Why equitable digital services are not optional and never neutral.
When “Digital” Quietly Excludes
Digital services are often described as efficient, scalable, and modern. But for many people, they are also confusing, inaccessible, and quietly exclusionary. A form that assumes high literacy. A website that doesn’t work with assistive technology. A process that only functions during business hours or on high-speed internet.
None of these failures are intentional. And yet, their impact is very real.
In public service, digital design is never neutral. Every decision either expands access or restricts it.
Efficiency Without Equity
Government digital programs are frequently measured by speed, cost reduction, and automation. These are important goals but when pursued in isolation, they produce brittle systems that work well for some and fail others. Accessibility and inclusion are often treated as compliance checklists rather than design principles. They appear late in delivery, reviewed at the end, and adjusted under pressure.
The result?
Services that technically exist but practically exclude.
Systems that are “live” but not usable by everyone.
And once trust is lost, it is difficult to regain.
Why Traditional Approaches Fall Short
Traditional delivery models assume a “typical” user. But in public service, the typical user does not exist.
Citizens differ in:
- physical and cognitive ability
- language and literacy
- digital access and skills
- socio-economic circumstances
- trust in institutions
When teams design for the average, they unintentionally disadvantage those already facing barriers. Accessibility and inclusion cannot be layered on after launch. They must be embedded from the first conversation.
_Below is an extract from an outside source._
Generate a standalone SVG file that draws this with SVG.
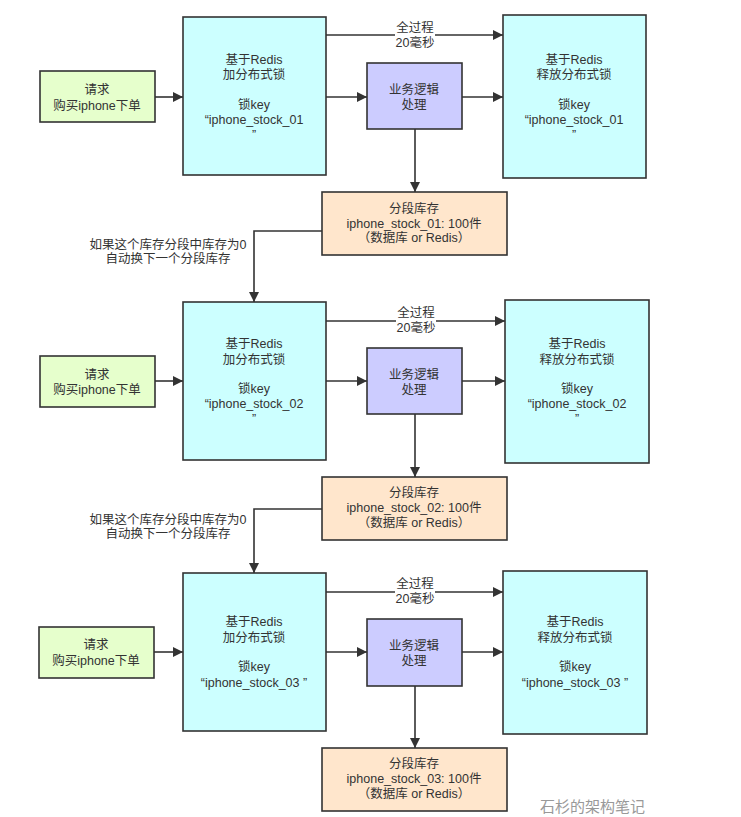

Reframing Accessibility as a Product Mandate
High-performing digital organizations treat accessibility and inclusion as core product requirements, not optional enhancements.
This means:
- designing for the edge cases first
- testing with diverse users early and often
- writing content in plain language
- ensuring services work across devices, bandwidth conditions, and assistive technologies
- offering alternative channels when digital alone is insufficient
In this model, accessibility improves usability for everyone. Inclusion increases adoption. And trust becomes an outcome of good design and not a marketing message.
How Inclusive Design Builds Trust
Trust is not created by statements or policies. It is created through experience.
When users can:
- understand what is being asked of them
- complete tasks without help
- feel respected by the language and flow of a service
- access support when they need it
They develop confidence in the institution behind the service. Inclusive design reduces fear, confusion, and dependency. It empowers users instead of testing them. This is how digital services become instruments of dignity, not just delivery.
The Cost of Getting It Wrong
When accessibility and inclusion are neglected, the consequences extend beyond poor user experience:
- increased call-centre demand
- higher operational costs
- unequal access to benefits and services
- reputational damage
- legal and compliance risk
- erosion of public trust
Fixing exclusion after launch is expensive. Preventing it through intentional design is not.
Servant Leadership in Inclusive Design
Inclusive digital services require leaders who value empathy as much as efficiency. Servant leadership in this context means:
- prioritizing the needs of the most vulnerable users
- giving teams time and support to test inclusively
- challenging assumptions about “typical” users
- protecting accessibility work from being deprioritized under delivery pressure
Leaders set the tone. When inclusion is treated as essential, teams follow.
Key Takeaways
- Accessibility is a design discipline, not a compliance task.
- Inclusion must be intentional. Neutral design does not exist in public service.
- Trust is built through usability. Clear, respectful services earn confidence.
- Design for diversity from the start. Retrofitting inclusion is costly and ineffective.
- Leadership determines priorities. What leaders protect, teams deliver.
Final Thought
Digital transformation succeeds only when it serves everyone, not just the easiest users.
When accessibility and inclusion are treated as product mandates, public services become more humane, more effective, and more trustworthy.
Equity is not an add-on. It is the measure of whether digital government truly works.